The 21st of November would of been my dad´s birthday. To me and my mum it always will be and it is rapidly approaching the two year anniversary of his death. Mum and me decided earlier this year to make a scrapbook celebrating my beautiful and amazing father´s life and we have also since decided to get some of the short stories he wrote years ago about his life in South Africa published if we can.

My dad went through so much and at the end of it all never hated anyone. Living under a brutal white supremacist system like the apartheid regime you can understand why it would of been possible for him to feel bitter. He was angry and campaigned as a political exile for justice and freedom from tyranny for South Africa. My mum and dad taught me to stand up for what was right. Dad´s journeys with the police and state have been the same in some respects as my own and like dad was I have also been traumatized by what has happened to me.

Like my beautiful father however I kept fighting and keep resisting police oppression. There was more to my dad than the everyday struggle us people of colour go through just like there is more to me than Muay Thai, public speaking and campaigning. I´m keen to learn more about my families roots in South Africa and hope to visit for the second time in 2024. Sometime ago I wrote this article for Mixed Race Faces about me and my journey as a mixed race black guy. Now at nearly 45 do I finally get what my dad went through in his life because of the colour of his skin. I´m fiercely proud of my heritage and love my mum´s side of the family equally.

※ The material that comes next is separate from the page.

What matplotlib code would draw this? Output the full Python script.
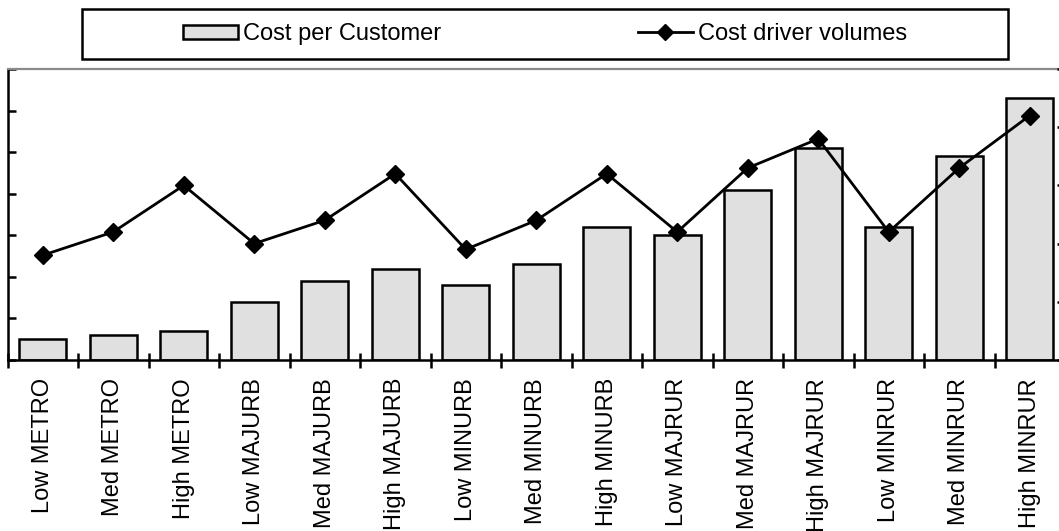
import matplotlib.pyplot as plt
import numpy as np
from matplotlib.patches import Rectangle, Patch
from matplotlib.lines import Line2D

plt.rcParams['font.family'] = ['Liberation Sans', 'DejaVu Sans']

segments = ['Low METRO', 'Med METRO', 'High METRO',
            'Low MAJURB', 'Med MAJURB', 'High MAJURB',
            'Low MINURB', 'Med MINURB', 'High MINURB',
            'Low MAJRUR', 'Med MAJRUR', 'High MAJRUR',
            'Low MINRUR', 'Med MINRUR', 'High MINRUR']
cost_per_customer = [0.5, 0.6, 0.7, 1.4, 1.9, 2.2, 1.8, 2.3, 3.2,
                     3.0, 4.1, 5.1, 3.2, 4.9, 6.3]
driver_volumes = [1.8, 2.2, 3.0, 2.0, 2.4, 3.2, 1.9, 2.4, 3.2,
                  2.2, 3.3, 3.8, 2.2, 3.3, 4.2]

W, H = 1059, 531
fig = plt.figure(figsize=(W / 100, H / 100), dpi=100)

# plot area runs slightly past the right edge of the figure
ax = fig.add_axes([7.5 / W, (H - 360) / H, 1057.5 / W, 291 / H])
ax2 = ax.twinx()

x = np.arange(len(segments))
bar_fill = '#e0e0e0'
ax.bar(x, cost_per_customer, width=0.667, color=bar_fill,
       edgecolor='black', linewidth=1.8, zorder=2)
ax2.plot(x, driver_volumes, color='black', lw=2.0, marker='D', ms=9.5,
         mfc='black', mec='black', zorder=3)

ax.set_xlim(-0.5, len(segments) - 0.5)
ax.set_ylim(0, 7)
ax2.set_ylim(0, 5)

# category labels sit on untouched major ticks, boundary marks on minor ones
ax.set_xticks(x)
ax.set_xticklabels(segments, rotation=90, fontsize=17, va='top')
ax.tick_params(axis='x', which='major', length=0, pad=13)
ax.set_xticks(np.arange(-0.5, len(segments), 1), minor=True)
ax.tick_params(axis='x', which='minor', direction='inout', length=10.8,
               width=1.8, color='black')

ax.set_yticks(np.arange(0, 8))
ax.tick_params(axis='y', direction='in', length=5.8, width=1.8,
               labelleft=False)
ax2.set_yticks(np.arange(0, 6))
ax2.tick_params(axis='y', direction='in', length=5.8, width=1.8,
                labelright=False)

for s in ['left', 'bottom']:
    ax.spines[s].set_linewidth(1.8)
    ax.spines[s].set_color('black')
ax.spines['top'].set_color('#8a8a8a')
ax.spines['top'].set_linewidth(1.6)
ax.spines['right'].set_visible(False)
for s in ax2.spines.values():
    s.set_visible(False)

# legend box across the top
fig.patches.append(Rectangle((81.7 / W, (H - 59) / H), (1008 - 81.7) / W,
                             50 / H, transform=fig.transFigure,
                             fill=False, edgecolor='black', linewidth=1.8))
handles = [Patch(facecolor=bar_fill, edgecolor='black', linewidth=1.8),
           Line2D([], [], color='black', lw=2.0, marker='D', ms=8.5)]
fig.legend(handles, ['Cost per Customer', 'Cost driver volumes'],
           loc='center', bbox_to_anchor=(544.9 / W, 1 - 34 / H), ncol=2,
           frameon=False, fontsize=17, handlelength=2.33, handleheight=0.55,
           handletextpad=0.2, columnspacing=8.35)

fig.savefig('out.png', dpi=100)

There is a silence that arrives when a parent leaves that is a void that takes time to fill. I often wish I could speak to my dad about what I have been through and still going through but I know that everything I do celebrates his life. I look in the mirror and I see him looking back at me. I speak at an event, I deliver a workshop or I speak at a march and I hear his strong voice. December the 2nd will never be the same again and after that day in 2021 life changed however, day by day its becoming beautiful again. Despite it all. Most tragically grieving is something I seem to be doing very naturally.

I´m already looking forward to hitting the gym next week, it does me the world of good and I can never stop saying thanks for being in the right environment that brings out the best in me surrounded by good people who care about my well being. My mum is 82 tomorrow. What an amazing age to reach! we´re heading to the local port for a nice lunch with her friends we´re also doing a little more work on the scrapbook about my dad. Owen Pegram. The lion of South Africa. I think he´d like that. Despite it all. In the meantime. here´s to the sun and just like the last time… I´ll see you on that road.